● **Material supplied**:
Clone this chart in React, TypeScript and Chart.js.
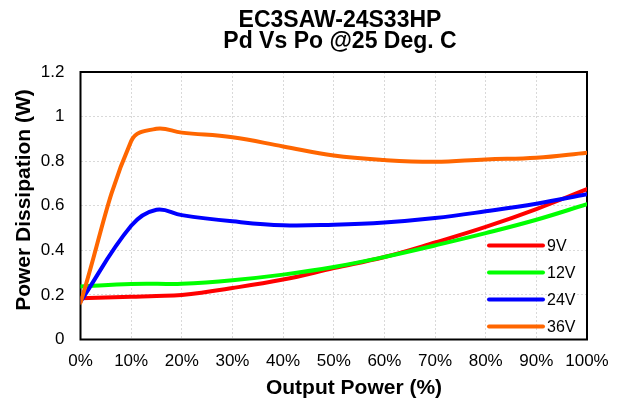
import React, { useEffect, useRef } from "react";
import { Chart, registerables } from "chart.js";

Chart.register(...registerables);

const titleLines = ["EC3SAW-24S33HP", "Pd Vs Po @25 Deg. C"];
const xAxisTitle = "Output Power (%)";
const yAxisTitle = "Power Dissipation (W)";

const outputPct = [0, 10, 15, 20, 30, 40, 50, 60, 70, 80, 90, 100];
const seriesLabels = ["9V", "12V", "24V", "36V"];
const seriesColors = ["#FF0000", "#00FF00", "#0000FF", "#FF6600"];
const pd9V = [0.185, 0.192, 0.195, 0.2, 0.231, 0.269, 0.32, 0.37, 0.435, 0.505, 0.585, 0.675];
const pd12V = [0.238, 0.249, 0.25, 0.25, 0.266, 0.291, 0.325, 0.37, 0.422, 0.477, 0.537, 0.607];
const pd24V = [0.17, 0.51, 0.582, 0.558, 0.53, 0.512, 0.515, 0.525, 0.545, 0.575, 0.609, 0.652];
const pd36V = [0.165, 0.89, 0.945, 0.928, 0.907, 0.866, 0.825, 0.805, 0.797, 0.808, 0.815, 0.838];
const seriesValues = [pd9V, pd12V, pd24V, pd36V];

const xTickLabels = ["0%", "10%", "20%", "30%", "40%", "50%", "60%", "70%", "80%", "90%", "100%"];
const yTickLabels = ["0", "0.2", "0.4", "0.6", "0.8", "1", "1.2"];

const FONT = "'Liberation Sans', Arial, sans-serif";

const decorPlugin = {
  id: "decor",
  beforeDatasetsDraw(chart: any) {
    const { ctx, chartArea } = chart;
    ctx.save();
    ctx.strokeStyle = "#000000";
    ctx.lineWidth = 2;
    ctx.strokeRect(chartArea.left, chartArea.top, chartArea.right - chartArea.left, chartArea.bottom - chartArea.top);
    ctx.restore();
  },
  afterDraw(chart: any) {
    const { ctx, chartArea } = chart;
    ctx.save();
    ctx.fillStyle = "#000000";
    ctx.textAlign = "center";
    ctx.textBaseline = "middle";
    // chart title
    ctx.font = `bold 23px ${FONT}`;
    ctx.fillText(titleLines[0], 340, 21);
    ctx.fillText(titleLines[1], 340, 42);
    // x axis title
    ctx.font = `bold 21px ${FONT}`;
    ctx.fillText(xAxisTitle, 354, 388);
    // y axis title
    ctx.save();
    ctx.translate(24, 200);
    ctx.rotate(-Math.PI / 2);
    ctx.fillText(yAxisTitle, 0, 0);
    ctx.restore();
    // legend
    ctx.font = `16px ${FONT}`;
    ctx.textAlign = "left";
    const x0 = chartArea.right - 98;
    const y0 = chartArea.bottom - 94;
    chart.data.datasets.forEach((ds: any, i: number) => {
      const y = y0 + i * 27;
      ctx.strokeStyle = ds.borderColor;
      ctx.lineWidth = 4;
      ctx.lineCap = "round";
      ctx.beginPath();
      ctx.moveTo(x0, y);
      ctx.lineTo(x0 + 54, y);
      ctx.stroke();
      ctx.fillText(ds.label, x0 + 58, y + 1);
    });
    ctx.restore();
  },
};

export default function App() {
  const ref = useRef<HTMLCanvasElement>(null);
  useEffect(() => {
    document.body.style.margin = "0";
    const canvas = ref.current!;
    const chart = new Chart(canvas, {
      type: "line",
      data: {
        datasets: seriesLabels.map((label, i) => ({
          label,
          data: outputPct.map((x, j) => ({ x, y: seriesValues[i][j] })),
          borderColor: seriesColors[i],
          backgroundColor: seriesColors[i],
          borderWidth: 4,
          pointRadius: 0,
          tension: 0.4,
          fill: false,
          order: seriesLabels.length - i,
          borderCapStyle: "round",
        })),
      },
      options: {
        responsive: false,
        animation: false,
        layout: { padding: { top: 72, right: 35, left: 0, bottom: 0 } },
        plugins: { legend: { display: false }, title: { display: false }, tooltip: { enabled: false } },
        scales: {
          x: {
            type: "linear",
            min: 0,
            max: 100,
            afterFit: (s: any) => { s.height = 63.5; },
            afterBuildTicks: (s: any) => {
              s.ticks = xTickLabels.map((_, i) => ({ value: i * 10 }));
            },
            ticks: {
              callback: (_v: any, i: number) => xTickLabels[i],
              color: "#000000",
              font: { family: FONT, size: 17 },
              padding: 12,
              maxRotation: 0,
              autoSkip: false,
            },
            grid: { color: "#d9d9d9", drawTicks: false, lineWidth: 1 },
            border: { display: false, dash: [2, 2] },
          },
          y: {
            type: "linear",
            min: 0,
            max: 1.2,
            afterFit: (s: any) => { s.width = 80.5; },
            afterBuildTicks: (s: any) => {
              s.ticks = yTickLabels.map((_, i) => ({ value: i * 0.2 }));
            },
            ticks: {
              callback: (_v: any, i: number) => yTickLabels[i],
              color: "#000000",
              font: { family: FONT, size: 17 },
              padding: 16,
              autoSkip: false,
            },
            grid: { color: "#d9d9d9", drawTicks: false, lineWidth: 1 },
            border: { display: false, dash: [2, 2] },
          },
        },
      },
      plugins: [decorPlugin],
    });
    return () => chart.destroy();
  }, []);
  return (
    <div style={{ position: "absolute", left: 0, top: 0, width: 622, height: 403 }}>
      <canvas ref={ref} width={622} height={403} />
    </div>
  );
}
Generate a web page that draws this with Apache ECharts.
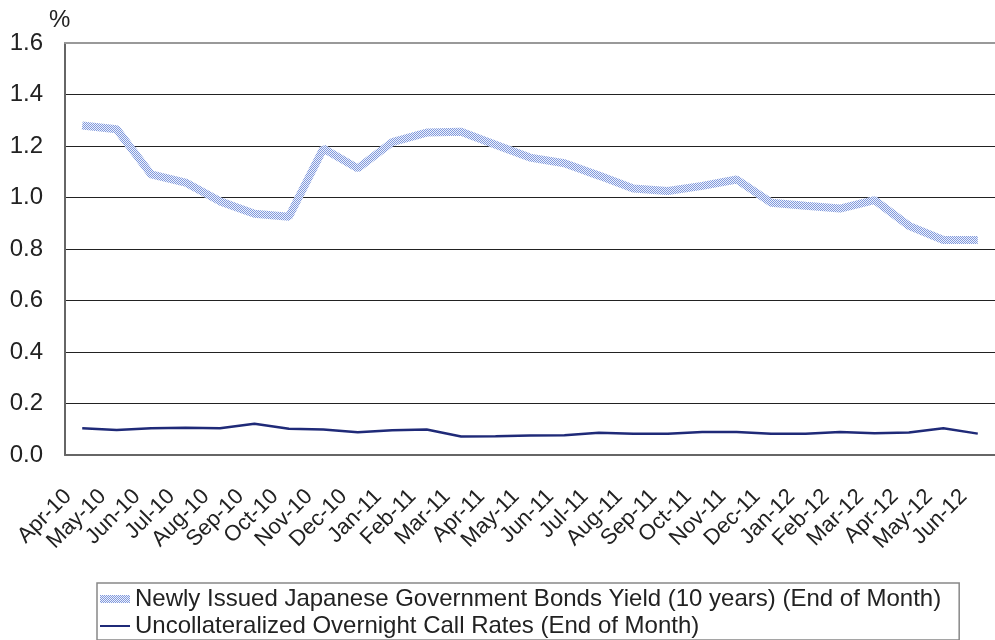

● **Work to do**: Copy, from the material above, each line in which the string "this" occurs.

● **Final result**:
Clone this chart in React, TypeScript and Chart.js.
Generate a web page that draws this with Apache ECharts.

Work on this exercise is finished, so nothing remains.